I'd very much like to see an autopilot for supercruise. And I do feel like it would be consistent within the game world. I'm having a bit of trouble understanding the vehement opposition. Personally I enjoy manually handling the docking process (every single time), and it has no effect on my enjoyment that other players might use the auto-docking-computer.
Just to clarify, when I say autopilot for supercruise, I mean a system that can plot a course around planetary bodies and controll the pitch/yaw/roll and throttle to guide the ship to the destination. If it has to use a parabolic out-of-plane approach and would take twice as long as the manual approach... fine by me. So no teleportation, no interdiction evasion, maybe not even disenganging upon arrival.
Now, I'd like to explain why I think that an autopilot would be consistent within the game world.
Such an autopilot would require computing movement of objects in relative motion to each other. And it would require sensors identifying single objects, their positions, orientations and their relative speed to the vessel being controlled. These sensors already exist within the game: the targeting computer can display the distance, orientation, and speed of vessels it currently focuses. And it can provide these data instantly on focusing a vessel. And then there's the system that displays the planetary information and orbit lines on your HUD. This system is also able to instantaneously display the distance, orientation and movement of stars and planetary bodies.

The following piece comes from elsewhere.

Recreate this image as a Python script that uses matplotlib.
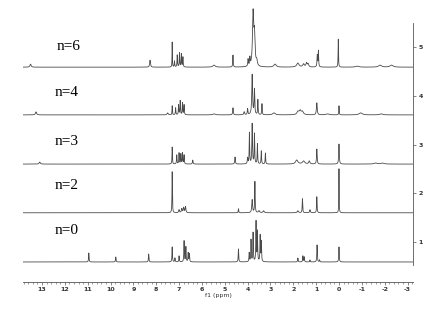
import numpy as np
import matplotlib
matplotlib.use("Agg")
import matplotlib.pyplot as plt
from matplotlib.ticker import MultipleLocator

# 谱图数据: 化学位移(ppm), 峰高(任意单位), 半峰宽(ppm)
labels = ["n=0", "n=2", "n=3", "n=4", "n=6"]
offsets = [0.59, 1.60, 2.60, 3.61, 4.59]

ppm_n0 = [10.95, 9.77, 8.33, 7.30, 7.18, 7.00, 6.78, 6.70, 6.60, 6.55,
          4.40, 3.93, 3.85, 3.76, 3.63, 3.57, 3.45, 3.40,
          1.80, 1.58, 1.52, 1.27, 0.96, 0.85, 0.00]
h_n0 = [9, 5, 8, 15, 4, 6, 21, 15, 9, 8,
        13, 9, 22, 29, 40, 30, 26, 20,
        4, 6, 5, 2, 17, 2, 15]
w_n0 = [0.012] * 25

ppm_n2 = [7.30, 7.00, 6.88, 6.80, 6.72, 4.40, 3.80, 3.68, 3.50, 3.30,
          1.80, 1.60, 1.27, 0.97, 0.00]
h_n2 = [41, 3, 4, 5, 6, 4, 13, 31, 2, 2,
        2, 14, 3, 16, 44]
w_n2 = [0.010, 0.02, 0.02, 0.02, 0.02, 0.012, 0.02, 0.012, 0.03, 0.03,
        0.03, 0.012, 0.02, 0.012, 0.008]

ppm_n3 = [13.10, 7.30, 7.10, 7.00, 6.92, 6.85, 6.78, 6.40, 4.55, 4.00,
          3.92, 3.80, 3.70, 3.57, 3.40, 3.22,
          1.85, 1.55, 1.30, 0.97, 0.00, -1.60, -1.90]
h_n3 = [2, 17, 9, 11, 10, 11, 9, 4, 7, 6,
        31, 40, 30, 20, 13, 11,
        4, 3, 3, 15, 20, 1, 1]
w_n3 = [0.03, 0.010, 0.012, 0.012, 0.012, 0.012, 0.012, 0.015, 0.015, 0.015,
        0.012, 0.015, 0.012, 0.012, 0.012, 0.012,
        0.06, 0.06, 0.03, 0.015, 0.015, 0.08, 0.08]

ppm_n4 = [13.26, 7.50, 7.30, 7.15, 7.02, 6.95, 6.85, 6.78, 5.47, 4.64,
          4.15, 4.00, 3.80, 3.70, 3.55, 3.37, 2.85,
          1.80, 1.70, 1.60, 0.97, 0.50, 0.00, -0.95, -1.85]
h_n4 = [3, 2, 9, 7, 10, 14, 12, 10, 1, 7,
        3, 6, 40, 25, 15, 11, 2,
        3, 4, 3, 12, 1, 9, 2, 1]
w_n4 = [0.03, 0.03, 0.010, 0.012, 0.012, 0.012, 0.012, 0.012, 0.06, 0.015,
        0.02, 0.015, 0.02, 0.015, 0.012, 0.012, 0.06,
        0.05, 0.05, 0.05, 0.02, 0.08, 0.010, 0.08, 0.08]

ppm_n6 = [13.50, 8.27, 7.30, 7.20, 7.08, 6.98, 6.90, 6.83, 5.47, 4.64,
          3.98, 3.90, 3.76, 3.70, 3.60, 2.80,
          1.80, 1.55, 1.42, 1.35, 0.95, 0.90, 0.03, -0.80, -1.80, -2.30]
h_n6 = [3, 7, 25, 6, 12, 14, 13, 10, 2, 12,
        7, 8, 52, 30, 5, 3,
        4, 3, 4, 3, 12, 16, 28, 1, 2, 2]
w_n6 = [0.03, 0.02, 0.008, 0.012, 0.012, 0.012, 0.012, 0.012, 0.06, 0.012,
        0.015, 0.015, 0.03, 0.03, 0.03, 0.06,
        0.06, 0.04, 0.03, 0.03, 0.015, 0.012, 0.01, 0.08, 0.08, 0.08]

spectra = [(ppm_n0, h_n0, w_n0), (ppm_n2, h_n2, w_n2), (ppm_n3, h_n3, w_n3),
           (ppm_n4, h_n4, w_n4), (ppm_n6, h_n6, w_n6)]

label_x = [12.43, 12.43, 12.43, 12.43, 12.34]
label_y = [1.23, 2.17, 3.07, 4.08, 5.02]

scale = 1 / 48.7  # 峰高 -> 纵轴单位


def lorentz(x, centers, heights, widths):
    y = np.zeros_like(x)
    for c, h, w in zip(centers, heights, widths):
        y += h * w ** 2 / ((x - c) ** 2 + w ** 2)
    return y


x = np.linspace(13.83, -3.24, 40000)

fig = plt.figure(figsize=(4.39, 3.09), dpi=100)
ax = fig.add_axes([23 / 439, 1 - 282 / 309, 390 / 439, 282 / 309])

for (c, h, w), off in zip(spectra, offsets):
    y = lorentz(x, c, h, w) * scale + off
    ax.plot(x, y, color="#4a4a4a", lw=0.6)

for lab, lx, ly in zip(labels, label_x, label_y):
    ax.text(lx, ly, lab, family="Liberation Serif", fontsize=11,
            ha="left", va="center", color="black")

ax.set_xlim(13.83, -3.24)
ax.set_ylim(1 + (242 - 282) / 48.7, 1 + 242 / 48.7)

ax.spines["left"].set_visible(False)
ax.spines["top"].set_visible(False)
ax.spines["right"].set_bounds(0.53, 5.49)
for s in ("right", "bottom"):
    ax.spines[s].set_color("#555555")
    ax.spines[s].set_linewidth(0.6)

ax.xaxis.set_minor_locator(MultipleLocator(0.2))
ax.set_xticks(np.arange(-3, 14, 1))
ax.set_xticklabels([str(v) for v in range(-3, 14)])
ax.yaxis.tick_right()
ax.set_yticks([1, 2, 3, 4, 5])
ax.tick_params(axis="both", which="major", length=2.5, width=0.5,
               labelsize=4.5, colors="#555555", pad=1.5)
ax.tick_params(axis="x", which="major", pad=0.8)
ax.tick_params(axis="x", which="minor", length=1.5, width=0.4, colors="#555555")
for t in ax.get_xticklabels() + ax.get_yticklabels():
    t.set_fontweight("bold")
    t.set_color("#333333")

fig.text(218 / 439, 1 - 296 / 309, "f1 (ppm)", fontsize=4.5, ha="center",
         va="center", color="#333333")

fig.savefig("out.png", dpi=100)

Then there's gimballed and turreted weapons and seeking missiles. These show that within the game world exists knowledge how to build a system that can calculate and predict velocities and control objects according to these calculations. It's really not that hard or unreasonable to adapt such a system from controlling rotary motors and solenoids to thrusters and drives.
Finally, just because it was mentioned many times, an auto-pilot (for supercruise or docking) does not require self-aware AI. An auto-pilot is actually a very simple feedback loop between sensors and actuators, possibly a state machine thrown in. There's NO WAY EVER for something like this to develop self-awareness. An auto-pilot does not need massive amounts of computational power or exceptionally dense and efficient data storage, it doesn't even need to be a digital computer at all. You could totally build such an auto-pilot from analog components. The reason the station personel takes control of your docking when using the docking computer is simply: humans can sometimes be pretty uncalculable and erratic. So quick intervention by a human controller is very much beneficial to the station and it's visitors.
So, I'd very much like to see an autopilot for supercruise. I think it would fit, and be consistent with the game world. If supercruise becomes filled with more content and events, that's fine, but long lonely cruises, that's kind of implied by space (
spaaaaaaace) travel.
PS:
Ok, so maybe a super-cruise auto-pilot might make trade-bots possible. But I really don't see a problem with that. In my experience cheaters/exploiters/boters are only a minority in games. Granted they can cause issues in persistent shared worlds, but they're still a minority. If super-cruise auto-pilot benefits the majority of players and is "abused" by others, it's still a good idea based on the principles of democracy
Best way to handle this problem though: Offline Mode! Cheaters can cheat all they want, hackers can hack all they want, and honest players can honest play all they want.